[T]he nature of war consisteth not in actual fighting, but in the known disposition thereto during all the time there is no assurance to the contrary.
Thomas Hobbes, Leviathan, ch. 13
Laissez-faire was planned; planning was not.
Polanyi 2001, 147
Introduction
What might be the legacies of American imperium, now said to be in serious decline and, if some pundits are to be believed, soon to be flung into the dustbin of history? How will these legacies mark the world(s) to come and how long might they last? Will they resemble those left behind by previous empires, in the form of infrastructures, practices, borders, legal systems and class systems? Or will their mark come through the Anglo-American capitalism that has permeated every nook and cranny of twenty-first century life? As Sandra Halperin and Ronen Palan have suggested in their introduction to this volume, empires in the dustbin do not simply go away, even when their capitals and armies vanish, leaving behind only ruins and recollections. In their dimly-remembered glory, empires are endlessly recreated in all sorts of places and forms, if only in the hope that some of that glory might rub off on their successors.

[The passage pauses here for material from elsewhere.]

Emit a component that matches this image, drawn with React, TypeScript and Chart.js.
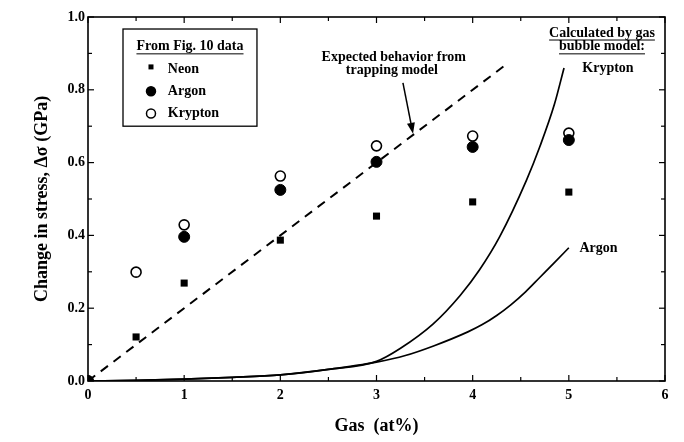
import React, { useEffect, useRef } from "react";
import { Chart, registerables } from "chart.js";

Chart.register(...registerables);

const FONT = '"Liberation Serif", "Times New Roman", serif';

// Measured data (from Fig. 10)
const neonX = [0, 0.5, 1, 2, 3, 4, 5];
const neonY = [0, 0.121, 0.269, 0.387, 0.453, 0.492, 0.519];
const argonX = [0, 1, 2, 3, 4, 5];
const argonY = [0, 0.396, 0.525, 0.602, 0.643, 0.662];
const kryptonX = [0, 0.5, 1, 2, 3, 4, 5];
const kryptonY = [0, 0.299, 0.429, 0.563, 0.646, 0.673, 0.681];

// Trapping model (dashed)
const trapX = [0, 4.34];
const trapY = [0, 0.868];

// Gas bubble model curves
const krModelX = [0, 0.5, 1, 1.5, 2, 2.5, 3, 3.25, 3.59, 3.87, 4.07, 4.28, 4.56, 4.7, 4.85, 4.95];
const krModelY = [0, 0.002, 0.005, 0.01, 0.017, 0.032, 0.054, 0.09, 0.157, 0.235, 0.305, 0.396, 0.552, 0.645, 0.76, 0.86];
const arModelX = [0, 0.5, 1, 1.5, 2, 2.5, 3, 3.3, 3.6, 3.95, 4.1, 4.25, 4.4, 4.55, 4.7, 4.85, 5.0];
const arModelY = [0, 0.002, 0.005, 0.01, 0.017, 0.032, 0.052, 0.07, 0.097, 0.135, 0.155, 0.18, 0.21, 0.245, 0.285, 0.325, 0.366];

// Axis ticks
const xTicks = [0, 1, 2, 3, 4, 5, 6];
const xMinorTicks = [0.5, 1.5, 2.5, 3.5, 4.5, 5.5];
const yTicks = [0, 0.2, 0.4, 0.6, 0.8, 1.0];
const yMinorTicks = [0.1, 0.3, 0.5, 0.7, 0.9];

const legendTitle = "From Fig. 10 data";
const trapLabel = ["Expected behavior from", "trapping model"];
const bubbleTitle = ["Calculated by gas", "bubble model:"];

const pts = (xs: number[], ys: number[]) => xs.map((x, i) => ({ x, y: ys[i] }));

function underlineText(ctx: CanvasRenderingContext2D, text: string, cx: number, cy: number) {
  ctx.fillText(text, cx, cy);
  const w = ctx.measureText(text).width;
  ctx.beginPath();
  ctx.lineWidth = 1;
  ctx.moveTo(cx - w / 2, cy + 7);
  ctx.lineTo(cx + w / 2, cy + 7);
  ctx.stroke();
}

const decor = {
  id: "decor",
  afterDatasetsDraw(chart: any) {
    const { ctx, chartArea: a, scales } = chart;
    const xs = scales.x;
    const ys = scales.y;
    ctx.save();
    ctx.strokeStyle = "#000";
    ctx.fillStyle = "#000";
    // frame
    ctx.lineWidth = 1.6;
    ctx.strokeRect(a.left, a.top, a.right - a.left, a.bottom - a.top);
    // ticks (inward)
    ctx.lineWidth = 1.2;
    const tick = (x1: number, y1: number, x2: number, y2: number) => {
      ctx.beginPath();
      ctx.moveTo(x1, y1);
      ctx.lineTo(x2, y2);
      ctx.stroke();
    };
    xTicks.forEach((v) => {
      const p = xs.getPixelForValue(v);
      tick(p, a.bottom, p, a.bottom - 6);
      tick(p, a.top, p, a.top + 6);
    });
    xMinorTicks.forEach((v) => {
      const p = xs.getPixelForValue(v);
      tick(p, a.bottom, p, a.bottom - 4);
      tick(p, a.top, p, a.top + 4);
    });
    yTicks.forEach((v) => {
      const p = ys.getPixelForValue(v);
      tick(a.left, p, a.left + 6, p);
      tick(a.right, p, a.right - 6, p);
    });
    yMinorTicks.forEach((v) => {
      const p = ys.getPixelForValue(v);
      tick(a.left, p, a.left + 4, p);
      tick(a.right, p, a.right - 4, p);
    });

    // legend box
    const bx0 = xs.getPixelForValue(0.364);
    const bx1 = xs.getPixelForValue(1.757);
    const by0 = ys.getPixelForValue(0.967);
    const by1 = ys.getPixelForValue(0.70);
    ctx.fillStyle = "#fff";
    ctx.fillRect(bx0, by0, bx1 - bx0, by1 - by0);
    ctx.lineWidth = 1.3;
    ctx.strokeRect(bx0, by0, bx1 - bx0, by1 - by0);
    ctx.fillStyle = "#000";
    ctx.font = `bold 14px ${FONT}`;
    ctx.textAlign = "center";
    ctx.textBaseline = "middle";
    underlineText(ctx, legendTitle, (bx0 + bx1) / 2, ys.getPixelForValue(0.918));
    const rowsY = [0.856, 0.796, 0.735];
    const mx = xs.getPixelForValue(0.655);
    const tx = xs.getPixelForValue(0.83);
    for (let i = 0; i < 3; i++) {
      const ds = chart.data.datasets[i];
      const py = ys.getPixelForValue(rowsY[i]);
      ctx.lineWidth = 1.5;
      if (ds.pointStyle === "rect") {
        ctx.fillStyle = "#000";
        ctx.fillRect(mx - 2.5, py - 5, 5, 5);
      } else {
        ctx.beginPath();
        ctx.arc(mx, py, 4.5, 0, Math.PI * 2);
        ctx.fillStyle = ds.backgroundColor;
        ctx.fill();
        ctx.strokeStyle = "#000";
        ctx.stroke();
      }
      ctx.fillStyle = "#000";
      ctx.textAlign = "left";
      ctx.fillText(ds.label, tx, py);
    }

    // trapping model annotation
    ctx.textAlign = "center";
    ctx.font = `bold 14px ${FONT}`;
    ctx.fillText(trapLabel[0], xs.getPixelForValue(3.18), ys.getPixelForValue(0.89));
    ctx.fillText(trapLabel[1], xs.getPixelForValue(3.16), ys.getPixelForValue(0.852));
    const ax0 = xs.getPixelForValue(3.275);
    const ay0 = ys.getPixelForValue(0.819);
    const ax1 = xs.getPixelForValue(3.38);
    const ay1 = ys.getPixelForValue(0.679);
    const ang = Math.atan2(ay1 - ay0, ax1 - ax0);
    const hl = 11;
    const hw = 4;
    ctx.lineWidth = 1.5;
    ctx.beginPath();
    ctx.moveTo(ax0, ay0);
    ctx.lineTo(ax1 - hl * Math.cos(ang), ay1 - hl * Math.sin(ang));
    ctx.stroke();
    ctx.beginPath();
    ctx.moveTo(ax1, ay1);
    ctx.lineTo(ax1 - hl * Math.cos(ang) + hw * Math.sin(ang), ay1 - hl * Math.sin(ang) - hw * Math.cos(ang));
    ctx.lineTo(ax1 - hl * Math.cos(ang) - hw * Math.sin(ang), ay1 - hl * Math.sin(ang) + hw * Math.cos(ang));
    ctx.closePath();
    ctx.fill();

    // bubble model annotation
    ctx.strokeStyle = "#000";
    underlineText(ctx, bubbleTitle[0], xs.getPixelForValue(5.345), ys.getPixelForValue(0.956));
    underlineText(ctx, bubbleTitle[1], xs.getPixelForValue(5.345), ys.getPixelForValue(0.918));
    ctx.fillText(chart.data.datasets[4].label, xs.getPixelForValue(5.407), ys.getPixelForValue(0.86));
    ctx.textAlign = "left";
    ctx.fillText(chart.data.datasets[5].label, xs.getPixelForValue(5.11), ys.getPixelForValue(0.363));
    ctx.restore();
  },
};

export default function App() {
  const ref = useRef<HTMLCanvasElement>(null);
  useEffect(() => {
    if (!ref.current) return;
    const tickFont = { family: FONT, size: 14, weight: "bold" as const };
    const titleFont = { family: FONT, size: 18, weight: "bold" as const };
    const chart = new Chart(ref.current, {
      type: "scatter",
      data: {
        datasets: [
          {
            label: "Neon",
            data: pts(neonX, neonY),
            pointStyle: "rect",
            pointRadius: 5,
            backgroundColor: "#000",
            borderColor: "#000",
            borderWidth: 0,
          },
          {
            label: "Argon",
            data: pts(argonX, argonY),
            pointStyle: "circle",
            pointRadius: 5.5,
            backgroundColor: "#000",
            borderColor: "#000",
            borderWidth: 1,
          },
          {
            label: "Krypton",
            data: pts(kryptonX, kryptonY),
            pointStyle: "circle",
            pointRadius: 5,
            backgroundColor: "#fff",
            borderColor: "#000",
            borderWidth: 1.6,
          },
          {
            label: "Expected behavior from trapping model",
            data: pts(trapX, trapY),
            showLine: true,
            pointRadius: 0,
            borderColor: "#000",
            borderWidth: 2,
            borderDash: [9, 7],
          },
          {
            label: "Krypton",
            data: pts(krModelX, krModelY),
            showLine: true,
            pointRadius: 0,
            borderColor: "#000",
            borderWidth: 1.7,
            cubicInterpolationMode: "monotone",
          },
          {
            label: "Argon",
            data: pts(arModelX, arModelY),
            showLine: true,
            pointRadius: 0,
            borderColor: "#000",
            borderWidth: 1.7,
            cubicInterpolationMode: "monotone",
          },
        ],
      },
      options: {
        responsive: false,
        animation: false,
        events: [],
        layout: { padding: { left: 0, right: 19, top: 17, bottom: 0 } },
        plugins: { legend: { display: false }, tooltip: { enabled: false } },
        scales: {
          x: {
            type: "linear",
            min: 0,
            max: 6,
            afterBuildTicks: (s: any) => {
              s.ticks = xTicks.map((v) => ({ value: v }));
            },
            afterFit: (s: any) => {
              s.height = 61;
            },
            ticks: {
              font: tickFont,
              color: "#000",
              padding: 6,
              maxRotation: 0,
              autoSkip: false,
              callback: (v: any) => String(v),
            },
            grid: { display: false, drawTicks: false },
            border: { display: false },
            title: {
              display: true,
              text: "Gas  (at%)",
              font: titleFont,
              color: "#000",
              padding: { top: 0, bottom: 5 },
            },
          },
          y: {
            type: "linear",
            min: 0,
            max: 1,
            afterBuildTicks: (s: any) => {
              s.ticks = yTicks.map((v) => ({ value: v }));
            },
            afterFit: (s: any) => {
              s.width = 88;
            },
            ticks: {
              font: tickFont,
              color: "#000",
              padding: 3,
              autoSkip: false,
              callback: (v: any) => Number(v).toFixed(1),
            },
            grid: { display: false, drawTicks: false },
            border: { display: false },
            title: {
              display: true,
              text: "Change in stress, Δσ (GPa)",
              font: titleFont,
              color: "#000",
              padding: { top: 32, bottom: 0 },
            },
          },
        },
      },
      plugins: [decor],
    } as any);
    return () => chart.destroy();
  }, []);
  return (
    <div style={{ position: "absolute", left: 0, top: 0, width: 684, height: 442, background: "#fff" }}>
      <canvas ref={ref} width={684} height={442} style={{ display: "block" }} />
    </div>
  );
}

In this chapter, I argue that the primary legacy of American empire to those future world(s) is an ‘assemblage of imperium’. An ‘assemblage’ is an arrangement constituted by a ‘multiplicity of heterogeneous objects, whose unity comes solely from the fact that these items function together, that they “work” together as a functional entity’ (Haggerty and Ericson 2000: 608, citing Patton 1994: 158).